Kuzey Kıbrıs, Avrupa Birliği ülkeleriyle benzer şekilde para basma gibi bir enstrümana maalesef sahip değildir. Kuzey Kıbrıs’ın elindeki mevcut birikmiş fonların da yetersiz olduğu bilinmektedir. Dolayısıyla yapılması gereken, Maliyemizin, elindeki mevcut kaynakların üzerine daha ne kadar kaynak ihtiyacı olduğunu öngörüp geri kalan kısmı için iç borçlanma yoluna gitmektir. Kuzey Kıbrıs bankaları, GSYİH’nın %15-20’si kadar bir miktardaki borçlandırmayı yapabilecek kapasiteye sahiptirler. Ancak esas endişe, KKTC Hükümetinin, bu yönetim anlayışı ile böylesi bir borcu ödeyebilme kapasitesine sahip olup olmadığıdır.
KKTC hükümeti ileriki günlerde, eğer ekonomik çöküşün önüne geçme gibi bir niyeti varsa, bankalardan borçlanarak kaynak yaratılmasını gündemine alacaktır. Bahse konu borçlanmayı yapmak Hükümet için zor olmayacaktır şüphesiz.
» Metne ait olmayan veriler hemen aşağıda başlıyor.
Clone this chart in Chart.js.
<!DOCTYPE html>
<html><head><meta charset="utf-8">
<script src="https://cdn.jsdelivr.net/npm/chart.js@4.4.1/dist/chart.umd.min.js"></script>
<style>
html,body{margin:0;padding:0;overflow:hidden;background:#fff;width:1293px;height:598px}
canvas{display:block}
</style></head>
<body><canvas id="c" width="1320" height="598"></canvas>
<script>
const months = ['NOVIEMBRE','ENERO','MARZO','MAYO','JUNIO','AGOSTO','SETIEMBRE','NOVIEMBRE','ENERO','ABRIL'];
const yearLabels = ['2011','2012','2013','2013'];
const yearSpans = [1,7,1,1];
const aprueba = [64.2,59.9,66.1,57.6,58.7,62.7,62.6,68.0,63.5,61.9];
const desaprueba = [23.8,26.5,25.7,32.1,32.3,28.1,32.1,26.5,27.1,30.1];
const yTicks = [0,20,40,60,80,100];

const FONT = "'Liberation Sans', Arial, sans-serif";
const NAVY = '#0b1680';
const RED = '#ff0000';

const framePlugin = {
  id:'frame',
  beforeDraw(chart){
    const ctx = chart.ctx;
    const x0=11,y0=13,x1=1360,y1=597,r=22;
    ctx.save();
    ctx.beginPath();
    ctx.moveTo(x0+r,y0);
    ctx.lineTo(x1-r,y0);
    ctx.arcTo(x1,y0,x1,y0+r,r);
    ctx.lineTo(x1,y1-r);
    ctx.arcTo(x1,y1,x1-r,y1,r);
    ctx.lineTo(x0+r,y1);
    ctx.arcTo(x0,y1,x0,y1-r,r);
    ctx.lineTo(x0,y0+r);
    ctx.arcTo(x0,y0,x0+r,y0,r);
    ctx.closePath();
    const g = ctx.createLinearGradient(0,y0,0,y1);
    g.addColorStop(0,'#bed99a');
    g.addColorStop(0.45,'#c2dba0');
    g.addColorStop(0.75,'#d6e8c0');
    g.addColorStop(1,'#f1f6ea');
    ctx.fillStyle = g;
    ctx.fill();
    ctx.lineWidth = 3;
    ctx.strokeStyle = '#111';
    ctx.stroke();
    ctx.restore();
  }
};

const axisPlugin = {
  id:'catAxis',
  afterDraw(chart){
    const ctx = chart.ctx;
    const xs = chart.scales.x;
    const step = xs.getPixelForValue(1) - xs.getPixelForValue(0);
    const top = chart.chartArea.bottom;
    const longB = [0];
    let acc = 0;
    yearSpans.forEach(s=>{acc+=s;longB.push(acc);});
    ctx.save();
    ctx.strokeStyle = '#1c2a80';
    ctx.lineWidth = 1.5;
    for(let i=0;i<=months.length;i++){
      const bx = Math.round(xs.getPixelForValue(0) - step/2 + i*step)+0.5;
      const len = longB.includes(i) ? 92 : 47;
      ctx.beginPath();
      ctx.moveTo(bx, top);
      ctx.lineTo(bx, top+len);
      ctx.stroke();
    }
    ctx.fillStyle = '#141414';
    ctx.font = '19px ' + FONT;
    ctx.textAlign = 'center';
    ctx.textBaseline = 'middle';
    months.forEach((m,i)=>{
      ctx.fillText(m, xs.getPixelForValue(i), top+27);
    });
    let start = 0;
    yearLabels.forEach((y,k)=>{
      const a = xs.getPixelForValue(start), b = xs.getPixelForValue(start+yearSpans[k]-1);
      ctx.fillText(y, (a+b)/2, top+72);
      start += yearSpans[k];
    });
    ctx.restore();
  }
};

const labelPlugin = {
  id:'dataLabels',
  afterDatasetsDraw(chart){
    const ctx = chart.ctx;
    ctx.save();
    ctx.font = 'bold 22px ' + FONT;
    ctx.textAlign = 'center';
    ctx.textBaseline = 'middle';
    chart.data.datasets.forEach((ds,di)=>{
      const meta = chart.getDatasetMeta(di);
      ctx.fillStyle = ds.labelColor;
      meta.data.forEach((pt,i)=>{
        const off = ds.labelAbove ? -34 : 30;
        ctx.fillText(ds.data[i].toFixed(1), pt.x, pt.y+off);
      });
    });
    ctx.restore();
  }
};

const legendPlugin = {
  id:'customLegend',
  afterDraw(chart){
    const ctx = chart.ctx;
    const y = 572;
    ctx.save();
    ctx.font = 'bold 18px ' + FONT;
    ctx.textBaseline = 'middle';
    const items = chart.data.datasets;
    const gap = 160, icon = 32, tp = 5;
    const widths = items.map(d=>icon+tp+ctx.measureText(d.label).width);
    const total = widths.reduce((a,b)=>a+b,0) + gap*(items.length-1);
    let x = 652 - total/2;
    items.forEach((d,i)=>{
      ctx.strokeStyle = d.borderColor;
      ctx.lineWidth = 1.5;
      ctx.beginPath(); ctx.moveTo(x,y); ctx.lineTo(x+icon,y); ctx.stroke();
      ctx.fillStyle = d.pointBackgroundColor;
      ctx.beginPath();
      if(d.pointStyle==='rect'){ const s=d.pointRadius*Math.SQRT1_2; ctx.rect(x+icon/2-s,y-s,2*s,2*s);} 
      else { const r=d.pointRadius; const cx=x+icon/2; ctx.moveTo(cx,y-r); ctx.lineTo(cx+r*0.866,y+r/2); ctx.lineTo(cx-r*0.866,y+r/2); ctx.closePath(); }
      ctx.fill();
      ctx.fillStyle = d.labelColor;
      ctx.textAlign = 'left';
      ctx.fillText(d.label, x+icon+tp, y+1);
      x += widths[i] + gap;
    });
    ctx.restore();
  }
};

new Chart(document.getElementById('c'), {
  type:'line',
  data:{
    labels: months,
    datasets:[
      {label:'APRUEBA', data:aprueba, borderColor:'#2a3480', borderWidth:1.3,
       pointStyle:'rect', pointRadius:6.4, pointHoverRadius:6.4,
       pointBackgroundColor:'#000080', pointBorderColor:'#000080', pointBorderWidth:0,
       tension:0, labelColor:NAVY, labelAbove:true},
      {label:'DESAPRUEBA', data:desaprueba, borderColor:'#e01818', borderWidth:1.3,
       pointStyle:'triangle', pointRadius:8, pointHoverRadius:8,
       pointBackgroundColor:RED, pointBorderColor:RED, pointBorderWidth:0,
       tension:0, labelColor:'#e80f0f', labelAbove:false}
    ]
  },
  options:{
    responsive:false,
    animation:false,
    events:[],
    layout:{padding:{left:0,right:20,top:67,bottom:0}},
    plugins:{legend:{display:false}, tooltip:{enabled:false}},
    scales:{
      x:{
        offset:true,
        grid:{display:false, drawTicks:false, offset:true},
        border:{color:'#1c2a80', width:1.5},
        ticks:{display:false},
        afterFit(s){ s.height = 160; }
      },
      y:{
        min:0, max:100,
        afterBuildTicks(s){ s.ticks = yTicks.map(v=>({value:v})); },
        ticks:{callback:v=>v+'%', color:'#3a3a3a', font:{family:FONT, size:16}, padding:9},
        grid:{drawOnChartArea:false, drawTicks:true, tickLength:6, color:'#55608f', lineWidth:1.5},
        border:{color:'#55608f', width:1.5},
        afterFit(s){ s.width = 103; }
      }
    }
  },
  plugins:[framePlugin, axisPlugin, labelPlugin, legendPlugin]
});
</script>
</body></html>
Ancak bu borcu yönetmek, işin esası ve zor kısmıdır. Bu bağlamda, hükümetin borçlanma miktarını asgari düzeyde tutabilmesi ve ihtiyacını doğru belirlemesi adına, ekonomide oluşması muhtemel farklı senaryoları çalışarak ihtiyaç duyacağı para miktarını öngörebilmesi lazımdır. Aksi halde sahip olduğumuz ve borçlanacağımız kaynakların tümü bilinçsizce harcanır fakat ekonomiye bir faydası olmaz. Bu sebeple plana ve programa ihtiyacımız olduğunu, üzerine basa basa tekrarlıyorum.
Sonuç olarak, vatandaşına karşı sorumluluk hisseden devletler, yaratılan kaynağı, azami ekonomik fayda sağlanacak şekilde, ayrıca en ihtiyaçlı kesimlere ve sektörlere ulaşacak şekilde, planlayarak uygulamasını yapmak zorundadır. Bunu başarabilmek de, kaynak yaratma ve yarattığı kaynağı harcama yöntemlerini önceden planlayıp, program geliştirmekle mümkün olabilir. Herhangi bir plan ve programı olmayan idareler, kaynak kullanımında ekonomik verim elde etmek bir yana dursun, farklı krizlere de davetiye çıkarmış olurlar ki, KKTC ekonomisinin bunun altından kalkabilmesi mümkün olmaz.